Weekly Posts

China Last Week – Jonathan Shelon Discusses Trade Deal Implications and Mainland China Stock Outlook

Introduction

Hi! I’m Jonathan Shelon, Chief Operating Officer at KraneShares.

Welcome to our second China Last Week recap video, where we will be providing insights on the latest financial news around China.

Trade Deal Update

On Wednesday, January 15th, President Donald Trump signed the “Phase One” Trade Agreement with China’s Vice Premier, Liu He (Lee-Yo H-Uh), in Washington.

In exchange for the U.S. lowering existing tariffs, China has agreed to purchase a total of 200 billion in additional U.S. exports. These purchases will be comprised of $32 billion in agriculture and farm products, $80 billion in manufactured goods, $50 billion in energy products, and $35 billion in services.

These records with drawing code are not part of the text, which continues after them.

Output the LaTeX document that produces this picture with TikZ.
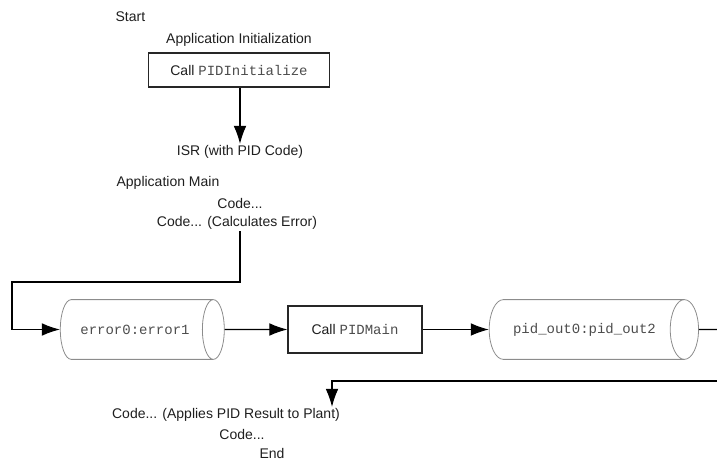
\documentclass[tikz,border=0pt]{standalone}
\usepackage{fontspec}
\setmainfont{Liberation Sans}
\setmonofont{Liberation Mono}
\definecolor{pidgray}{HTML}{8C8C8C}
\definecolor{pidtext}{HTML}{1E1E1E}
\usepackage{tikz}
\usetikzlibrary{shapes.geometric,arrows.meta,positioning,calc}

\begin{document}
\begin{tikzpicture}[x=0.75pt,y=-0.75pt,
  lbl/.style={inner sep=1pt, text=pidtext, font=\fontsize{10.5}{12}\selectfont},
  callbox/.style={draw=black!85, line width=0.9pt, lbl, minimum height=25.5pt},
  buffer/.style={cylinder, draw=pidgray, line width=0.6pt, aspect=1.8, lbl,
    minimum width=44.8pt},
  flow/.style={line width=0.8pt, -{Latex[length=13.5pt,width=9.5pt]}}]
\useasboundingbox (0,0) rectangle (717,466);

% initialization
\node[lbl, anchor=west] (start) at (114,17) {Start};
\node[lbl] (appinit) at (239,40) {Application Initialization};
\node[callbox, minimum width=136pt] (callinit) at (239,70)
  {Call \textcolor{black!70}{\texttt{PIDInitialize}}};
\node[lbl] (isr) at (240,152) {ISR (with PID Code)};
\draw[flow] (callinit.south -| isr) -- (isr.north);

% main loop
\node[lbl, anchor=west] (appmain) at (115,183) {Application Main};
\node[lbl] (code1) at (240,203) {Code...};
\node[lbl] (calc) at (237,223) {Code... (Calculates Error)};

\node[buffer, minimum height=123pt] (errbuf) at (135,329.5)
  {\textcolor{black!70}{\texttt{error0:error1}}};
\node[callbox, minimum width=100.5pt, minimum height=35.25pt] (callmain) at (355,329.5)
  {Call \textcolor{black!70}{\texttt{PIDMain}}};
\node[buffer, minimum height=157pt] (pidbuf) at (584.5,329.5)
  {\textcolor{black!70}{\texttt{pid\_out0:pid\_out2}}};

\coordinate (downA) at (240,282);
\coordinate (leftA) at (12,282);
\draw[flow] (calc.south -| downA) -- (downA) -- (leftA) |- (errbuf.west);
\draw[flow] (errbuf.east) -- (callmain.west);
\draw[flow] (callmain.east) -- (pidbuf.west);

% result back to the plant
\coordinate (edgeOut) at (717,329.5);
\coordinate (edgeIn) at (717,381);
\coordinate (backA) at (332,381);
\draw[line width=0.8pt] (pidbuf.east) -- (edgeOut);

\node[lbl] (apply) at (226,415) {Code... (Applies PID Result to Plant)};
\node[lbl] (code2) at (242,434) {Code...};
\node[lbl] (theend) at (272,453) {End};
\draw[flow] (edgeIn) -- (backA) -- (backA |- apply.north);

\end{tikzpicture}
\end{document}
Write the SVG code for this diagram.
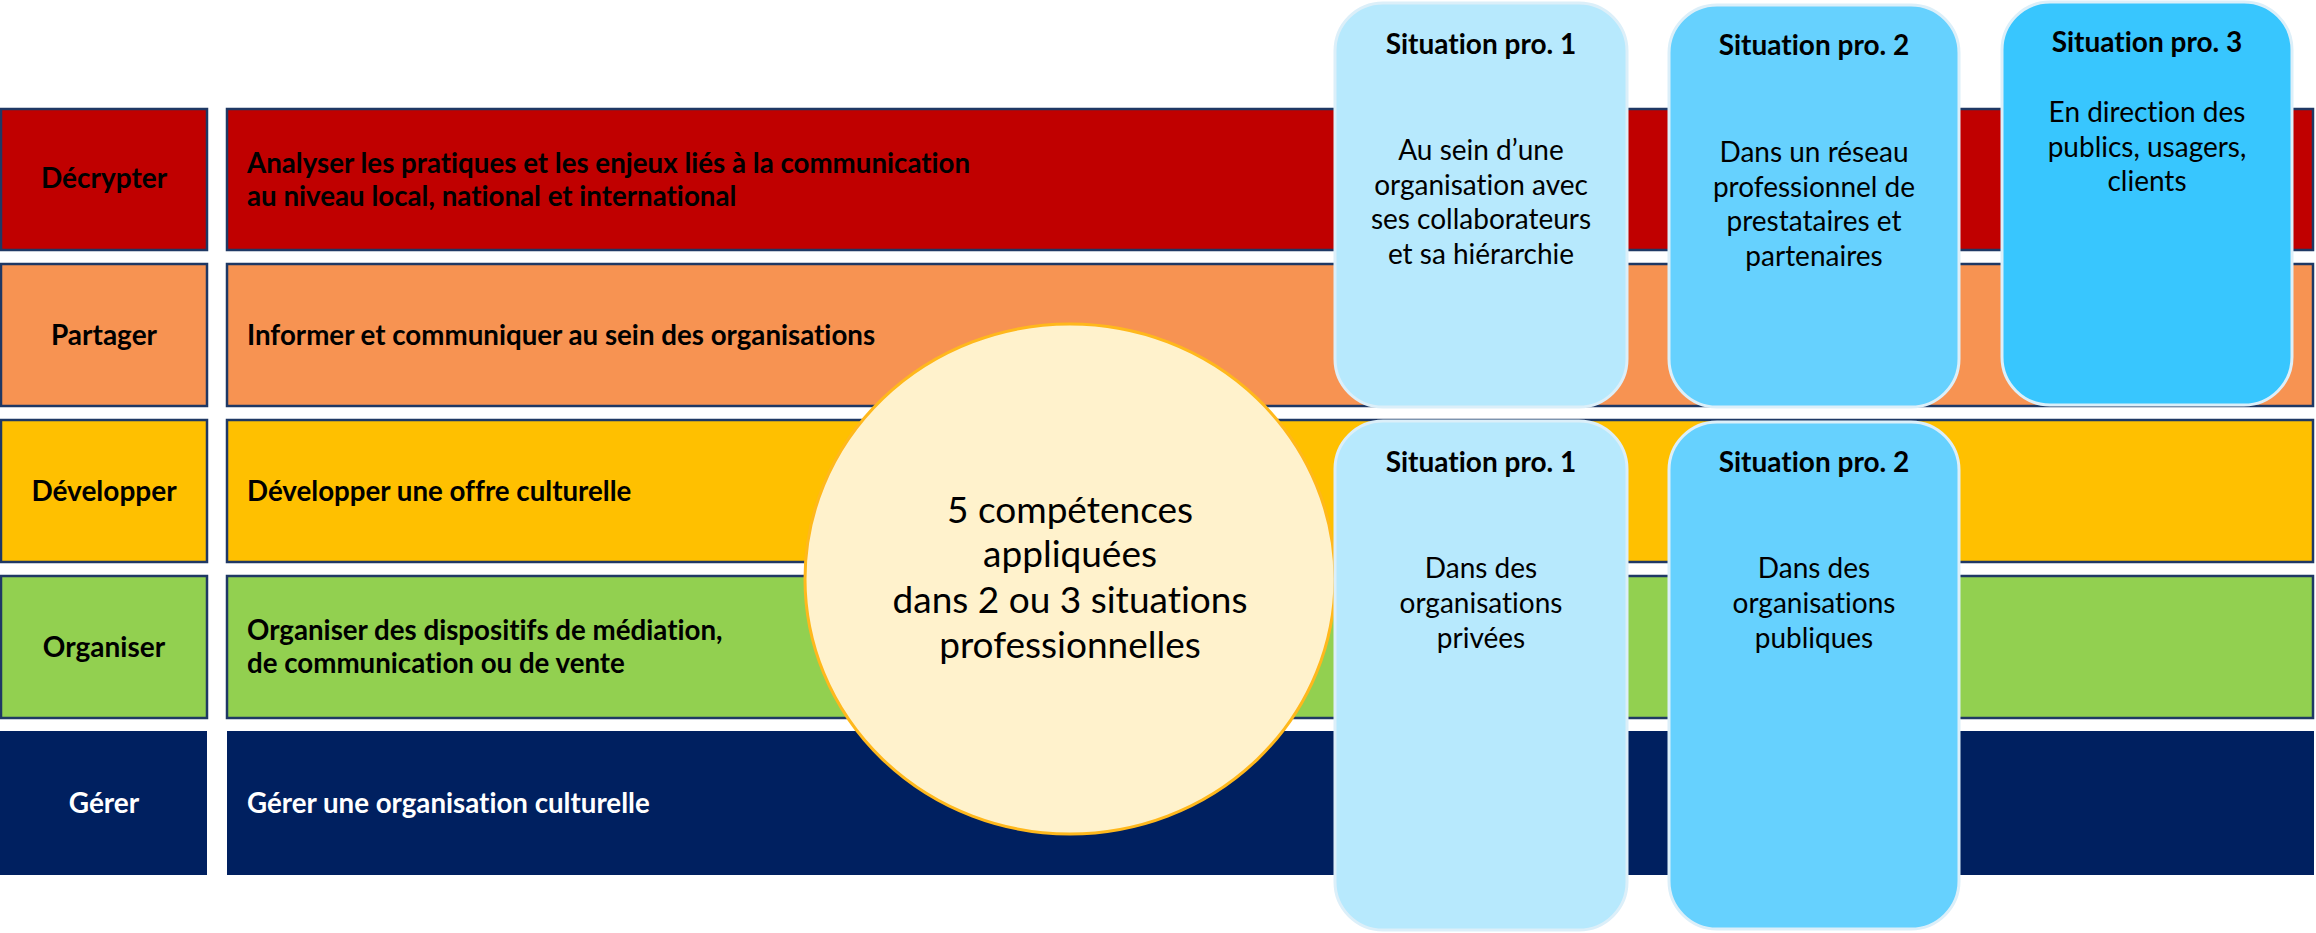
<svg xmlns="http://www.w3.org/2000/svg" width="2316" height="933" viewBox="0 0 2316 933">
<style>
text{font-variant-ligatures:none;font-feature-settings:"liga" 0,"clig" 0}
.band{stroke:#1F3864;stroke-width:2.5}
.lbl{font-family:Lato,"Liberation Sans",sans-serif;font-weight:bold;font-size:28px;text-anchor:middle}
.main{font-family:Lato,"Liberation Sans",sans-serif;font-weight:bold;font-size:27.7px}
.sit{stroke:#DCEFF9;stroke-width:3}
.st{font-family:Lato,"Liberation Sans",sans-serif;font-weight:bold;font-size:28px;text-anchor:middle;fill:#000}
.sb{font-family:Lato,"Liberation Sans",sans-serif;font-size:28px;text-anchor:middle;fill:#000}
.ct{font-family:Lato,"Liberation Sans",sans-serif;font-size:37px;text-anchor:middle;fill:#000}
</style>
<rect width="2316" height="933" fill="#FFFFFF"/>
<g id="row-decrypter">
<rect class="band" x="1" y="109" width="206" height="141" fill="#C00000"/>
<rect class="band" x="227" y="109" width="2086" height="141" fill="#C00000"/>
<text class="lbl" x="104" y="188">Décrypter</text>
<text class="main" x="247" y="172.5">Analyser les pratiques et les enjeux liés à la communication</text>
<text class="main" x="247" y="206">au niveau local, national et international</text>
</g>
<g id="row-partager">
<rect class="band" x="1" y="264" width="206" height="142" fill="#F79352"/>
<rect class="band" x="227" y="264" width="2086" height="142" fill="#F79352"/>
<text class="lbl" x="104" y="344.5">Partager</text>
<text class="main" x="247" y="344.5">Informer et communiquer au sein des organisations</text>
</g>
<g id="row-developper">
<rect class="band" x="1" y="420" width="206" height="142" fill="#FFC000"/>
<rect class="band" x="227" y="420" width="2086" height="142" fill="#FFC000"/>
<text class="lbl" x="104" y="500.5">Développer</text>
<text class="main" x="247" y="500.5">Développer une offre culturelle</text>
</g>
<g id="row-organiser">
<rect class="band" x="1" y="576" width="206" height="142" fill="#92D050"/>
<rect class="band" x="227" y="576" width="2086" height="142" fill="#92D050"/>
<text class="lbl" x="104" y="657">Organiser</text>
<text class="main" x="247" y="640">Organiser des dispositifs de médiation,</text>
<text class="main" x="247" y="673">de communication ou de vente</text>
</g>
<g id="row-gerer">
<rect x="0" y="731" width="207" height="144" fill="#002060"/>
<rect x="227" y="731" width="2087" height="144" fill="#002060"/>
<text class="lbl" x="104" y="813" fill="#FFFFFF">Gérer</text>
<text class="main" x="247" y="813" fill="#FFFFFF">Gérer une organisation culturelle</text>
</g>
<g id="center-circle">
<ellipse cx="1070" cy="579" rx="265" ry="255" fill="#FFF2CC" stroke="#FFB81C" stroke-width="3"/>
<text class="ct" x="1070" y="523">5 compétences</text>
<text class="ct" x="1070" y="567">appliquées</text>
<text class="ct" x="1070" y="613">dans 2 ou 3 situations</text>
<text class="ct" x="1070" y="658">professionnelles</text>
</g>
<g id="sit-top-1">
<rect class="sit" x="1335" y="3" width="292" height="404" rx="48" ry="48" fill="#B7E9FD"/>
<text class="st" x="1481" y="54">Situation pro. 1</text>
<text class="sb" x="1481" y="160">Au sein d’une</text>
<text class="sb" x="1481" y="194.5">organisation avec</text>
<text class="sb" x="1481" y="229">ses collaborateurs</text>
<text class="sb" x="1481" y="263.5">et sa hiérarchie</text>
</g>
<g id="sit-top-2">
<rect class="sit" x="1669" y="5" width="290" height="402" rx="48" ry="48" fill="#66D1FE"/>
<text class="st" x="1814" y="55">Situation pro. 2</text>
<text class="sb" x="1814" y="162">Dans un réseau</text>
<text class="sb" x="1814" y="196.5">professionnel de</text>
<text class="sb" x="1814" y="231">prestataires et</text>
<text class="sb" x="1814" y="265.5">partenaires</text>
</g>
<g id="sit-top-3">
<rect class="sit" x="2002" y="2" width="290" height="403" rx="48" ry="48" fill="#38C6FE"/>
<text class="st" x="2147" y="52">Situation pro. 3</text>
<text class="sb" x="2147" y="122">En direction des</text>
<text class="sb" x="2147" y="157">publics, usagers,</text>
<text class="sb" x="2147" y="191">clients</text>
</g>
<g id="sit-bottom-1">
<rect class="sit" x="1335" y="421" width="292" height="509" rx="48" ry="48" fill="#B7E9FD"/>
<text class="st" x="1481" y="472">Situation pro. 1</text>
<text class="sb" x="1481" y="578">Dans des</text>
<text class="sb" x="1481" y="613">organisations</text>
<text class="sb" x="1481" y="648">privées</text>
</g>
<g id="sit-bottom-2">
<rect class="sit" x="1669" y="422" width="290" height="507" rx="48" ry="48" fill="#66D1FE"/>
<text class="st" x="1814" y="472">Situation pro. 2</text>
<text class="sb" x="1814" y="578">Dans des</text>
<text class="sb" x="1814" y="613">organisations</text>
<text class="sb" x="1814" y="648">publiques</text>
</g>
<g id="connectors"></g>
</svg>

China will also grant US businesses greater access to its financial services industry, and enhance protection for US intellectual property.

The US and China also agreed on a rough dispute resolution mechanism, which mandates three rounds of discussions upon the raising of a dispute.

We believe this more formalized dispute process may help prevent disagreements from escalating in the future.

The Phase One Trade Agreement is “the opening of a new chapter of trade relations” between the US and China.

While the tariffs will not be fully canceled yet, they will be cut in half from 15% to 7.5%.

On the data front, December trade data was stronger than expected.

China’s Trade surplus was $47 billion, versus November’s $38 billion.

Stock Performance News

With respect to performance, in 2019, The MSCI China A Index was up 36%, outperforming both the S&P 500 and MSCI Emerging Market Index despite negative headlines.

We believe improved Mainland Chinese investor sentiment paired with the signing of the Phase One Trade Deal will provide a continued tailwind for the performance of the A-share market in 2020.

In December, Hong Kong Exchange & Clearing reached an agreement with the Shanghai Stock Exchange to allow companies with dual-class share structures to be traded through Stock Connect by Mainland investors for the first time.

Hong Kong-listed Chinese companies will see an influx of new Mainland Chinese investors in July 2020 when the rule goes into effect.

During the trade war, the price of Hong Kong & US-listed Chinese stocks was driven by foreign investor sentiment rather than fundamentals & valuations.

 Gaining more Mainland Chinese shareholders could provide greater resilience for these names as future negotiations progress.

Mainland stocks with secondary Hong Kong listings, such as Meituan, Xiaomi (shaw-mi), Tencent, and Ailibaba’s Hong Kong listing are poised to benefit from this change.

Conclusion

We hope you enjoyed this 3-minute recap.